Within a rock horizon known as the Hornerstown Formation, the MFL stretches from central New Jersey to northern Delaware but, until recently, its precise position and thickness of the MFL within this rock unit was misunderstood. Previously thought to be about 30 centimeters thick, the MFL was actually found by the Rowan research team to be much narrower, about 10 centimeters thick, and that there is another rich source of fossils roughly 10 centimeters below the MFL comprised largely of oyster fossils.

“We combined traditional paleontological methodologies with 3D spatial analyses to identify two separate fossil layers in this interval of the Hornerstown Formation,” said Dr. Kristyn Voegele, an assistant professor of Geology within the School of Earth & Environment who led the study. “This work synthesizes prior reports that disagreed about the placement of the MFL because many (researchers) thought there was only one fossil layer.”

Voegele said the work, based on a study of some 1,300 fossils at the Fossil Park over two years, is significant in its own right and as a building block for ongoing research.

Edelman Fossil Park contains an unusually rich abundance of fossilized animal remains, many of them examples of marine life that perished, along with roughly three-fourths of planetary life and virtually all of the dinosaurs, after an asteroid slammed into Earth just off the Yucatan Peninsula some 66 million years ago.

Their findings were published Nov. 1 under the heading “Microstratigraphic Analysis of Fossil Distribution in the Lower Hornerstown and Upper Navesink Formations at the Edelman Fossil Park,” in the open-access journal Frontiers in Earth Science.

Rowan also recently celebrated a groundbreaking on Oct. 9 for a new $73 million museum at the Fossil Park, a 65-acre former quarry that’s virtually teeming with fossils.
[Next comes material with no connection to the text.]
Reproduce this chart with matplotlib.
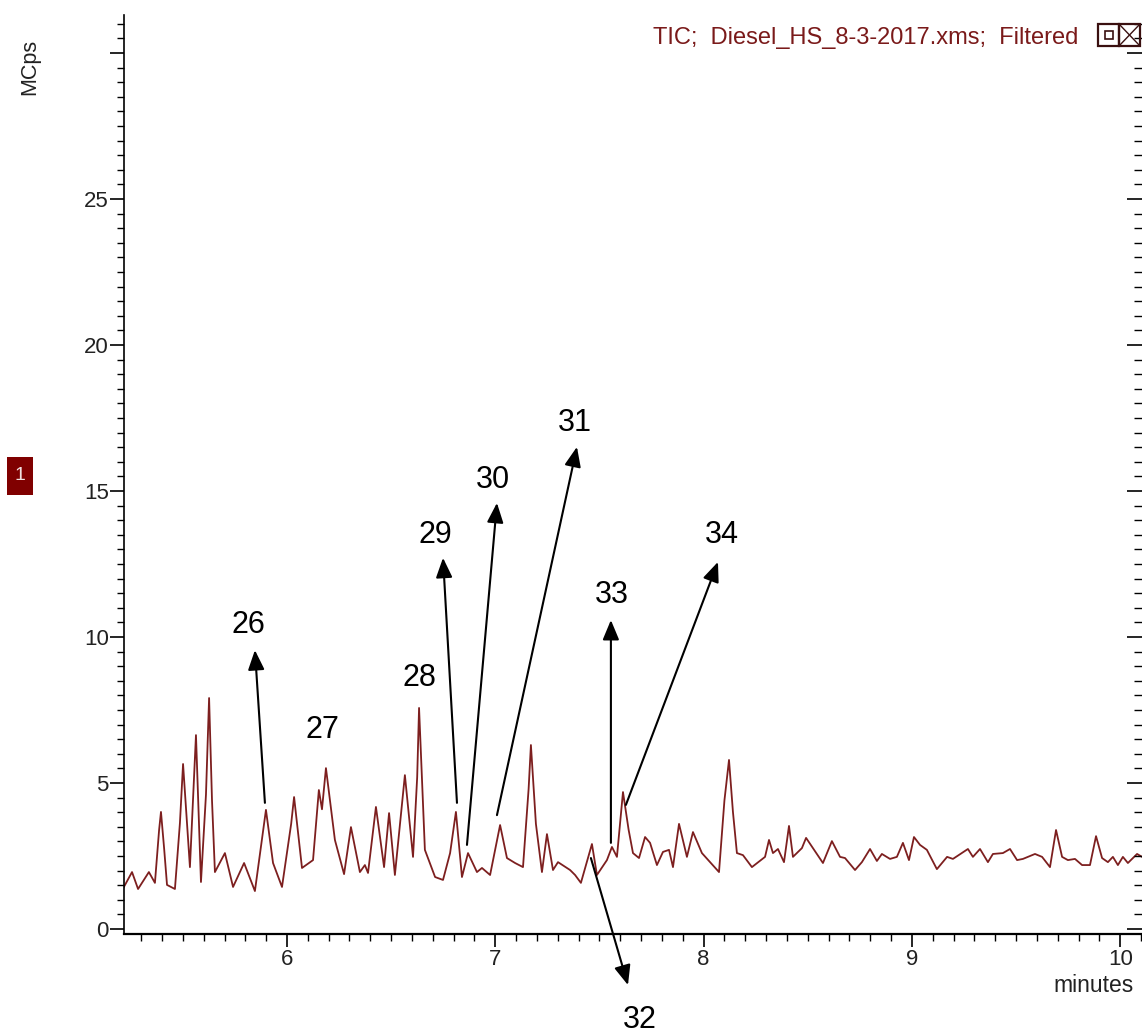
import matplotlib
matplotlib.use("Agg")
import matplotlib.pyplot as plt
from matplotlib.patches import Rectangle
from matplotlib.lines import Line2D
from matplotlib.ticker import MultipleLocator

plt.rcParams["font.family"] = ["Liberation Sans", "DejaVu Sans"]

# chromatogram trace (minutes, MCps)
times = [
    5.217, 5.256, 5.285, 5.337, 5.366, 5.386, 5.395, 5.410, 5.424, 5.462,
    5.486, 5.501, 5.534, 5.563, 5.587, 5.611, 5.626, 5.640, 5.654, 5.702,
    5.741, 5.794, 5.846, 5.880, 5.899, 5.933, 5.976, 6.020, 6.034, 6.072,
    6.125, 6.153, 6.168, 6.187, 6.230, 6.274, 6.307, 6.350, 6.374, 6.389,
    6.427, 6.466, 6.490, 6.518, 6.566, 6.605, 6.625, 6.634, 6.662, 6.711,
    6.749, 6.783, 6.811, 6.840, 6.869, 6.912, 6.936, 6.975, 7.023, 7.056,
    7.095, 7.133, 7.160, 7.171, 7.195, 7.224, 7.248, 7.277, 7.301, 7.359,
    7.383, 7.411, 7.464, 7.488, 7.536, 7.560, 7.584, 7.613, 7.640, 7.661,
    7.690, 7.719, 7.743, 7.776, 7.805, 7.834, 7.853, 7.882, 7.920, 7.949,
    7.992, 8.031, 8.074, 8.100, 8.122, 8.141, 8.160, 8.189, 8.232, 8.295,
    8.314, 8.333, 8.357, 8.386, 8.410, 8.429, 8.472, 8.492, 8.525, 8.573,
    8.616, 8.655, 8.679, 8.727, 8.760, 8.799, 8.832, 8.856, 8.895, 8.928,
    8.957, 8.986, 9.010, 9.039, 9.072, 9.120, 9.169, 9.197, 9.269, 9.293,
    9.327, 9.365, 9.389, 9.437, 9.471, 9.505, 9.533, 9.557, 9.591, 9.625,
    9.663, 9.692, 9.721, 9.749, 9.783, 9.817, 9.855, 9.884, 9.913, 9.941,
    9.965, 9.989, 10.013, 10.037, 10.081, 10.105,
]
intensity = [
    1.44, 1.95, 1.37, 1.95, 1.58, 3.39, 4.01, 2.77, 1.51, 1.37,
    3.63, 5.65, 2.12, 6.64, 1.61, 4.60, 7.91, 4.40, 1.95, 2.60,
    1.44, 2.26, 1.30, 3.10, 4.08, 2.26, 1.44, 3.60, 4.52, 2.09,
    2.36, 4.76, 4.10, 5.51, 3.05, 1.88, 3.49, 1.95, 2.19, 1.92,
    4.18, 2.12, 3.97, 1.85, 5.27, 2.47, 5.20, 7.57, 2.71, 1.78,
    1.68, 2.60, 4.01, 1.78, 2.60, 1.95, 2.09, 1.85, 3.56, 2.43,
    2.26, 2.12, 4.80, 6.30, 3.60, 1.95, 3.25, 2.02, 2.29, 2.02,
    1.85, 1.58, 2.91, 1.85, 2.36, 2.81, 2.47, 4.69, 3.40, 2.60,
    2.43, 3.15, 2.95, 2.19, 2.64, 2.71, 2.12, 3.60, 2.47, 3.32,
    2.60, 2.29, 1.95, 4.40, 5.79, 4.00, 2.60, 2.53, 2.12, 2.47,
    3.05, 2.60, 2.74, 2.29, 3.53, 2.47, 2.77, 3.12, 2.77, 2.26,
    3.01, 2.47, 2.43, 2.02, 2.29, 2.74, 2.33, 2.57, 2.40, 2.47,
    2.95, 2.36, 3.15, 2.88, 2.71, 2.05, 2.47, 2.40, 2.74, 2.47,
    2.74, 2.29, 2.57, 2.60, 2.74, 2.36, 2.40, 2.47, 2.57, 2.47,
    2.12, 3.39, 2.47, 2.36, 2.40, 2.19, 2.19, 3.18, 2.43, 2.29,
    2.47, 2.19, 2.47, 2.26, 2.57, 2.47,
]

# peak numbers: label position, arrow tail (on the peak), arrow head
peak_labels = ["26", "27", "28", "29", "30", "31", "32", "33", "34"]
label_pos = [
    (5.813, 10.41), (6.168, 6.82), (6.634, 8.60), (6.711, 13.49),
    (6.989, 15.38), (7.383, 17.33), (7.695, -3.12), (7.560, 11.44),
    (8.088, 13.49),
]
arrow_tail = [
    (5.894, 4.32), None, None, (6.816, 4.32), (6.864, 2.88),
    (7.008, 3.90), (7.459, 2.43), (7.555, 2.95), (7.627, 4.25),
]
arrow_head = [
    (5.846, 9.55), None, None, (6.749, 12.71), (7.008, 14.59),
    (7.392, 16.51), (7.637, -1.92), (7.555, 10.58), (8.069, 12.57),
]

trace_color = "#7d1f1f"
axis_color = "#222222"

fig = plt.figure(figsize=(11.42, 10.35), dpi=100)
ax = fig.add_axes([124 / 1142, 1 - 934 / 1035, 1018 / 1142, 919 / 1035])

ax.plot(times, intensity, color=trace_color, lw=1.3)

ax.set_xlim(5.2175, 10.1047)
ax.set_ylim(-0.171, 31.30)

ax.spines["top"].set_visible(False)
ax.spines["right"].set_visible(False)
ax.spines["left"].set_linewidth(1.2)
ax.spines["bottom"].set_linewidth(1.6)

ax.xaxis.set_major_locator(MultipleLocator(1))
ax.xaxis.set_minor_locator(MultipleLocator(0.1))
ax.set_yticks([0, 5, 10, 15, 20, 25, 30])
ax.set_yticklabels(["0", "5", "10", "15", "20", "25", ""])
ax.yaxis.set_minor_locator(MultipleLocator(0.5))

ax.tick_params(axis="x", which="major", direction="out", length=9, width=1.2,
               labelsize=16, pad=2, labelcolor=axis_color)
ax.tick_params(axis="x", which="minor", direction="out", length=5, width=1.0)
ax.tick_params(axis="y", which="major", direction="out", length=10, width=1.2,
               labelsize=16, pad=1, labelcolor=axis_color)
ax.tick_params(axis="y", which="minor", direction="out", length=5, width=1.0)

# inward ticks along the right edge
ax2 = ax.twinx()
ax2.set_ylim(ax.get_ylim())
ax2.set_yticks([0, 5, 10, 15, 20, 25, 30])
ax2.yaxis.set_minor_locator(MultipleLocator(0.5))
ax2.tick_params(axis="y", which="major", direction="in", length=11, width=1.2,
                labelright=False)
ax2.tick_params(axis="y", which="minor", direction="in", length=6, width=1.0)
for s in ax2.spines.values():
    s.set_visible(False)

for i, lab in enumerate(peak_labels):
    ax.text(label_pos[i][0], label_pos[i][1], lab, fontsize=22,
            ha="center", va="center", clip_on=False)
    if arrow_tail[i] is not None:
        ax.annotate("", xy=arrow_head[i], xytext=arrow_tail[i],
                    annotation_clip=False,
                    arrowprops=dict(arrowstyle="-|>,head_length=0.6,head_width=0.25",
                                    color="black", lw=1.5, mutation_scale=20,
                                    shrinkA=0, shrinkB=0))

W, H = 1142.0, 1035.0
fig.text(1094 / W, 1 - 985 / H, "minutes", fontsize=16.5, color=axis_color,
         ha="center", va="center")
fig.text(30 / W, 1 - 67 / H, "MCps", fontsize=15.5, color=axis_color,
         rotation=90, ha="center", va="center")
fig.text(1078 / W, 1 - 38 / H, "TIC;  Diesel_HS_8-3-2017.xms;  Filtered",
         fontsize=17, color="#7a1a1a", ha="right", va="center")

# small window icons next to the title
fig.patches.append(Rectangle((1098 / W, 1 - 46 / H), 21 / W, 22 / H, fill=False,
                             edgecolor="#3a1010", lw=1.6, transform=fig.transFigure))
fig.patches.append(Rectangle((1105 / W, 1 - 39 / H), 8 / W, 8 / H, fill=False,
                             edgecolor="#3a1010", lw=1.2, transform=fig.transFigure))
fig.patches.append(Rectangle((1119 / W, 1 - 46 / H), 21 / W, 22 / H, fill=False,
                             edgecolor="#3a1010", lw=1.6, transform=fig.transFigure))
fig.lines.append(Line2D([1119 / W, 1140 / W], [1 - 46 / H, 1 - 24 / H],
                        color="#3a1010", lw=1.0, transform=fig.transFigure))
fig.lines.append(Line2D([1119 / W, 1140 / W], [1 - 24 / H, 1 - 46 / H],
                        color="#3a1010", lw=1.0, transform=fig.transFigure))

# trace number badge
fig.patches.append(Rectangle((7 / W, 1 - 495 / H), 26 / W, 38 / H, facecolor="#800000",
                             edgecolor="none", transform=fig.transFigure))
fig.text(20 / W, 1 - 476 / H, "1", fontsize=14, color="#f0e0e0",
         ha="center", va="center")

fig.savefig("out.png", dpi=100)
plt.close(fig)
In fact, the site is so rich that all 1,300 of the specimens analyzed in the new study by Voegele and colleagues came from just a one square meter section of the MFL.

The research group included Fossil Park volunteers who helped locate and collect the fossil specimens and students who digitized the paper quarry map, uploaded data about fossil locations to GPS-enabled 3D modeling software, and analyzed the positions of the fossils in 3D space.
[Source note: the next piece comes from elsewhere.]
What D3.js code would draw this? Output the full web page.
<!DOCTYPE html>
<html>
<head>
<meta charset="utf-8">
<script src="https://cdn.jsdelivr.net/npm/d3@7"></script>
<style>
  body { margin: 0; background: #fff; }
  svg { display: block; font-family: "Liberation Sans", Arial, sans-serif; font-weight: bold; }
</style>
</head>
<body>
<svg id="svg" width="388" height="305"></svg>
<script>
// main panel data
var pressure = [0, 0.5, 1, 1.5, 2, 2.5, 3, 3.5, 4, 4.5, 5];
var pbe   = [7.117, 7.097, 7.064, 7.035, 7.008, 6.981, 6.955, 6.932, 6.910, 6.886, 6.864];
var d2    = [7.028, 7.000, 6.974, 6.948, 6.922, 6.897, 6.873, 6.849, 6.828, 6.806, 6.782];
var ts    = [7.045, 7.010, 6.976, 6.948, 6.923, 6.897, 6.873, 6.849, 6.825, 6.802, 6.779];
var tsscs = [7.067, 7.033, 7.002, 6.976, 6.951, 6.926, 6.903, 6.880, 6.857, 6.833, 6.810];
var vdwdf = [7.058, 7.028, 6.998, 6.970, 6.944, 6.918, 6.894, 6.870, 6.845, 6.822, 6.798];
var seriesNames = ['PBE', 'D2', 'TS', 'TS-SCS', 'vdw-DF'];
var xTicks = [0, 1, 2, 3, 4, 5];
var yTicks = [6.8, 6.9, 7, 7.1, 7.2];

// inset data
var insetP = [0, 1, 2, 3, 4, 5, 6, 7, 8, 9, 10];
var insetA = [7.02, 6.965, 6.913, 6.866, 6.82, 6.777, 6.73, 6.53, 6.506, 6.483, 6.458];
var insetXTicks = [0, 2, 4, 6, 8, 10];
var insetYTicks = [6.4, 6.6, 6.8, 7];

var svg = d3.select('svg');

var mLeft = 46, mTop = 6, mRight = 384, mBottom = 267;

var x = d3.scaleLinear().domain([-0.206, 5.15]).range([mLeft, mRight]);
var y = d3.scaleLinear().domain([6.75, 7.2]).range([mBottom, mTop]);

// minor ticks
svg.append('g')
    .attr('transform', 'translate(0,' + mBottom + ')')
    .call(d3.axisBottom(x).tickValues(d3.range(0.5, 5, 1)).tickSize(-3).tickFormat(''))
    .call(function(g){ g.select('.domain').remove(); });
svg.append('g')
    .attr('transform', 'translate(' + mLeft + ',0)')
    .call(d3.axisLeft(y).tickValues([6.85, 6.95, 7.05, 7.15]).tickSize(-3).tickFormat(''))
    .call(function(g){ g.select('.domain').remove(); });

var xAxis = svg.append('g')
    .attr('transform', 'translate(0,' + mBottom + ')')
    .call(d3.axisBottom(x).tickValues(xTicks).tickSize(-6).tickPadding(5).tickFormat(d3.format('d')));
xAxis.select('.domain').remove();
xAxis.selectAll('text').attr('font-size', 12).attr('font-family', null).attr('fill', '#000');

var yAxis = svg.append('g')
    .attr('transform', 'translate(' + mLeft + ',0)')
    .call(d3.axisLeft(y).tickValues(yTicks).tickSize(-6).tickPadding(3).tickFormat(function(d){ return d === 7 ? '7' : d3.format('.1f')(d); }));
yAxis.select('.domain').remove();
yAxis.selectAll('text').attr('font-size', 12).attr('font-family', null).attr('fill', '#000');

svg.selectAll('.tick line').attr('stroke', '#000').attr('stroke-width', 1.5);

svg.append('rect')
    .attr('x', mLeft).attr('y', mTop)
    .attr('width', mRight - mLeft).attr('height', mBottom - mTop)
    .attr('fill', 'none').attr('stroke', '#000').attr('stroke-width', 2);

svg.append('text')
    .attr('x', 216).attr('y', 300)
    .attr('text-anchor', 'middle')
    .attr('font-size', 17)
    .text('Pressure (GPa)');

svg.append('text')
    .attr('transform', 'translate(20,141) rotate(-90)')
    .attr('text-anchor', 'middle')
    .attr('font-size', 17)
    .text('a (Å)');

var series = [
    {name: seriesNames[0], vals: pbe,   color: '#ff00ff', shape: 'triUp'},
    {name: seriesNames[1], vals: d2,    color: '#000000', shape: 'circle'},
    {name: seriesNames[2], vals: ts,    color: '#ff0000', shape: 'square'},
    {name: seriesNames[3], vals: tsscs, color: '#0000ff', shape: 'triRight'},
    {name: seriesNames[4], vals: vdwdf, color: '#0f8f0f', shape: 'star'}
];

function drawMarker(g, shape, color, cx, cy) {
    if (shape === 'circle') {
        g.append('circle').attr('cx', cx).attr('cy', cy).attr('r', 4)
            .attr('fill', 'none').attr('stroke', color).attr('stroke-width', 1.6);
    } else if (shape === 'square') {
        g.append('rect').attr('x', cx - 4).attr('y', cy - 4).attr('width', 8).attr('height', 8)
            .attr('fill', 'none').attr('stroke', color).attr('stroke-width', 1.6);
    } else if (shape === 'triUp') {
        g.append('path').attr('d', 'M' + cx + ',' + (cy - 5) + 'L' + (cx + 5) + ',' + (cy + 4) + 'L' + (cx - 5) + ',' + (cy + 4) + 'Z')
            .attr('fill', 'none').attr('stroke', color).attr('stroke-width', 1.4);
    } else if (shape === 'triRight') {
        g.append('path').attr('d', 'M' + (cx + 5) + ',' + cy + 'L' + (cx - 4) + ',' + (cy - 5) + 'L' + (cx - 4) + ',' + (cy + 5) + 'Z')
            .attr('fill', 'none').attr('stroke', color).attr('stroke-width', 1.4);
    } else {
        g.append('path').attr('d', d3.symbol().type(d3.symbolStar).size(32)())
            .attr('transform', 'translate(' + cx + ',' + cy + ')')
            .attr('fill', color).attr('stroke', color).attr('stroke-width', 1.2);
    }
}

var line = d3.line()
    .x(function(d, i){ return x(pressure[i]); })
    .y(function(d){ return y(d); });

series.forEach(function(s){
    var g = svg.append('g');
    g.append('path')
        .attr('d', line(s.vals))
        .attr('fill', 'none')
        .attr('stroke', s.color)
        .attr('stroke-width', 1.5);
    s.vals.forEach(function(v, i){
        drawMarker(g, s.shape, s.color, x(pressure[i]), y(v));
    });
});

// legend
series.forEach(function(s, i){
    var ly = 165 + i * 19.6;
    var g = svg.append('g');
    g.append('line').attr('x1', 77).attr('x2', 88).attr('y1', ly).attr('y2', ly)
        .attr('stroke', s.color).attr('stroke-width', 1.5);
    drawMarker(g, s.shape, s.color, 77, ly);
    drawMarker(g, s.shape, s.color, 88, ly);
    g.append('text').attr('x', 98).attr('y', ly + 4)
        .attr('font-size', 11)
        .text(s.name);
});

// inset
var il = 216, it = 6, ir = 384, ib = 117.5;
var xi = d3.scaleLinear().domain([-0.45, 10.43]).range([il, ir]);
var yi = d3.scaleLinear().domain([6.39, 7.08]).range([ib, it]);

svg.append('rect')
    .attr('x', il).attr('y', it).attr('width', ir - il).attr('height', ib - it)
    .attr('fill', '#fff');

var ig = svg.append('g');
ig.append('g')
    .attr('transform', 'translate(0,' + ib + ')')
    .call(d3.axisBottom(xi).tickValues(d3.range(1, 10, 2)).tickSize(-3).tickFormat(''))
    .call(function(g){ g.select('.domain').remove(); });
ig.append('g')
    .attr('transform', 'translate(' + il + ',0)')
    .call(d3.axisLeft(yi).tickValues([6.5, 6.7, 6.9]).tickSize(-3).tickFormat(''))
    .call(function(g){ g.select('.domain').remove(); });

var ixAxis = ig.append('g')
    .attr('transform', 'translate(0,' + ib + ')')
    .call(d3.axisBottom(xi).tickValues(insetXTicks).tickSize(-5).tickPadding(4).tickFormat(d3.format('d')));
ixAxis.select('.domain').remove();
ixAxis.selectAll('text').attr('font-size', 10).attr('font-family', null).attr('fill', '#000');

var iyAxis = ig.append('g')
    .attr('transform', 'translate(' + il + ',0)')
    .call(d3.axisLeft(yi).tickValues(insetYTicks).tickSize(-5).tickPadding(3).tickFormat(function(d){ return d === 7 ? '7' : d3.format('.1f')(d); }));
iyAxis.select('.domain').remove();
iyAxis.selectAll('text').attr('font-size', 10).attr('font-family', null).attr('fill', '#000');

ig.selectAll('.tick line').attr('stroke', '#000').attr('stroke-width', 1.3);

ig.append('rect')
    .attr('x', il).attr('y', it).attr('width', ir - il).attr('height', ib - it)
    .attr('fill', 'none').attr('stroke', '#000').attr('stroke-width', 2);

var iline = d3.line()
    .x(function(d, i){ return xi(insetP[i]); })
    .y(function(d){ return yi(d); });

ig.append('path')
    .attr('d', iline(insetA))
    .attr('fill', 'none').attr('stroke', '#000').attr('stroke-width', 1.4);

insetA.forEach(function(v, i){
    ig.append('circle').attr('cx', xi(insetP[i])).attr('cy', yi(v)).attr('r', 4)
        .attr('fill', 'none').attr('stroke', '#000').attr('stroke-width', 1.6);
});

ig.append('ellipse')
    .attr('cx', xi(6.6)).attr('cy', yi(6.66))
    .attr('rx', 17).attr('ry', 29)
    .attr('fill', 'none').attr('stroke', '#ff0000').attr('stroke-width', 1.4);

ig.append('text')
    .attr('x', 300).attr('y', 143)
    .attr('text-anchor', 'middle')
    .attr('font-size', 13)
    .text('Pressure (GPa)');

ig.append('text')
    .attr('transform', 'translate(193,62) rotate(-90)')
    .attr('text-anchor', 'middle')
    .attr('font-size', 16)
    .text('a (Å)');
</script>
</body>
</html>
Voegele said that combining those techniques with traditional paleontological work is likely to inspire broader use of 3D technology for mapping and analyzing active dig sites. She added that the research will be especially significant to fellow scientists studying the MFL within the Hornerstown Formation, which is known to occur at a number of other localities across central New Jersey and possibly in northern Delaware.
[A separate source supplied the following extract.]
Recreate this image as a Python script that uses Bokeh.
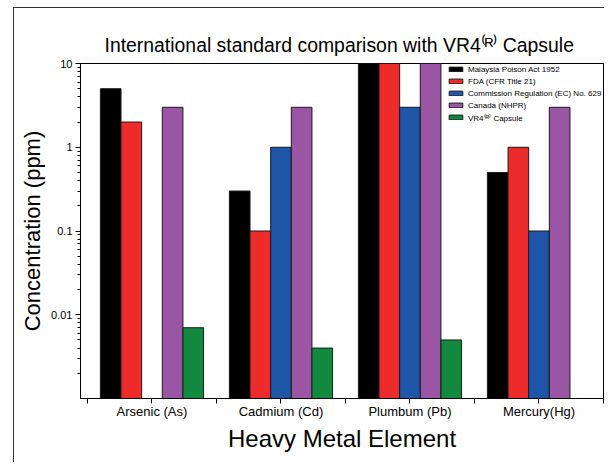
import numpy as np
from bokeh.plotting import figure
from bokeh.models import ColumnDataSource, Range1d, FixedTicker, Legend, LegendItem, Title
from bokeh.transform import dodge
from bokeh.embed import file_html
from bokeh.resources import INLINE

# ---- data ----
elements = ["Arsenic (As)", "Cadmium (Cd)", "Plumbum (Pb)", "Mercury(Hg)"]
malaysia = [5, 0.3, 10, 0.5]
fda = [2, 0.1, 10, 1]
ec = [np.nan, 1, 3, 0.1]
canada = [3, 3, 10, 3]
vr4 = [0.007, 0.004, 0.005, np.nan]

series_keys = ["malaysia", "fda", "ec", "canada", "vr4"]
series_names = ["Malaysia Poison Act 1952", "FDA (CFR Title 21)",
                "Commission Regulation (EC) No. 629", "Canada (NHPR)",
                "VR4\u207d\u1d3f\u207e Capsule"]
series_colors = ["#000000", "#EE2B2B", "#1F55A6", "#9A55A4", "#13893F"]

y_ticks = [0.01, 0.1, 1, 10]
y_tick_labels = ["0.01", "0.1", "1", "10"]

FONT = "Liberation Sans"

centers = [i + 0.5 for i in range(len(elements))]
boundaries = [float(i) for i in range(len(elements) + 1)]

source = ColumnDataSource(dict(x=centers, malaysia=malaysia, fda=fda, ec=ec,
                               canada=canada, vr4=vr4))

p = figure(width=591, height=455,
           x_range=Range1d(-0.054, 4), y_range=Range1d(0.001, 10),
           y_axis_type="log", output_backend="svg", toolbar_location=None,
           min_border_left=66, min_border_right=2, min_border_top=55,
           min_border_bottom=65)
p.styles = {"border-left": "1px solid #333", "border-top": "1px solid #333",
            "margin-left": "13px", "margin-top": "7px"}

bar_w = 0.16
offsets = [-0.32, -0.16, 0.0, 0.16, 0.32]
items = []
for key, name, col, off in zip(series_keys, series_names, series_colors, offsets):
    r = p.vbar(x=dodge("x", off), top=key, bottom=1e-4, width=bar_w, source=source,
               fill_color=col, line_color="#1a1a1a", line_width=1)
    items.append(LegendItem(label=name, renderers=[r]))

legend = Legend(items=items, location=(367, 275), padding=0, margin=0,
                spacing=0, label_height=12, glyph_height=6, glyph_width=17,
                label_standoff=4, label_text_font=FONT, label_text_font_size="8px",
                label_text_color="black",
                background_fill_alpha=0, border_line_alpha=0)
p.add_layout(legend)

p.title = Title(text="International standard comparison with VR4\u207d\u1d3f\u207e Capsule",
                align="left", offset=24, standoff=16, text_font=FONT,
                text_font_size="19.4px", text_font_style="normal", text_color="black")

p.xgrid.visible = False
p.ygrid.visible = False
p.outline_line_color = "black"
p.outline_line_width = 1
p.background_fill_color = "white"
p.border_fill_color = "white"

xa = p.xaxis[0]
xa.ticker = FixedTicker(ticks=centers, minor_ticks=boundaries)
xa.major_label_overrides = {c: n for c, n in zip(centers, elements)}
xa.major_tick_out = 5
xa.major_tick_in = 0
xa.minor_tick_out = 5
xa.minor_tick_in = 0
xa.major_tick_line_color = "black"
xa.minor_tick_line_color = "black"
xa.major_label_standoff = 0
xa.major_label_text_font = FONT
xa.major_label_text_font_size = "13px"
xa.major_label_text_color = "black"
xa.axis_label = "Heavy Metal Element"
xa.axis_label_text_font = FONT
xa.axis_label_text_font_size = "24px"
xa.axis_label_text_font_style = "normal"
xa.axis_label_text_color = "black"
xa.axis_label_standoff = 3
xa.axis_line_color = "black"

ya = p.yaxis[0]
minor = [m * 10.0 ** e for e in (-3, -2, -1, 0) for m in range(2, 10)]
ya.ticker = FixedTicker(ticks=y_ticks, minor_ticks=minor)
ya.major_label_overrides = {t: l for t, l in zip(y_ticks, y_tick_labels)}
ya.major_tick_out = 5
ya.major_tick_in = 0
ya.minor_tick_out = 3
ya.minor_tick_in = 0
ya.major_tick_line_color = "black"
ya.minor_tick_line_color = "black"
ya.major_label_standoff = 3
ya.major_label_text_font = FONT
ya.major_label_text_font_size = "11px"
ya.major_label_text_color = "black"
ya.axis_label = "Concentration (ppm)"
ya.axis_label_text_font = FONT
ya.axis_label_text_font_size = "22px"
ya.axis_label_text_font_style = "normal"
ya.axis_label_text_color = "black"
ya.axis_label_standoff = 3
ya.axis_line_color = "black"

open("out.html", "w").write(file_html(p, INLINE))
“The real significance of the study is building a consistent definition of the MFL so it can be recognized by others studying the Hornerstown Formation,” Voegele said.

Importantly, the study was also a community science effort as this project includes two Rowan undergraduates, a Stockton University undergraduate who interned at the Fossil Park, and two long-time Edelman Fossil Park volunteers. Additionally, the interdisciplinary collaboration between the Department of Geology and the Department of Geography, Planning, and Sustainability was essential for the incorporation of the 3D analyses.

Researchers contributing to the study included: Voegele; Dr. Paul Ullmann, assistant professor in the Department of Geology; Tara Lonsdorf ’21, a Department of Geology alumna now pursuing a Ph.D. at University of Michigan; Dr. Zachary Christman, an associate professor in the Department of Geography, Planning, and Sustainability; Michael Heierbacher, a longtime EFP volunteer; Brian Kibelstis, a former EFP summer intern from Stockton University; Ian Putnam, a longtime EFP volunteer); Dr. Zachary Boles, a lecturer in the Department of Geology and research coordinator at the EFP; Shane Walsh, a Department of Geography, Planning, and Sustainability alumnus and now an Environmental Specialist at the Bureau of Water Allocation and Well Permitting within the NJDEP; and Dr. Kenneth Lacovara, founding dean of the School of Earth & Environment and EFP director.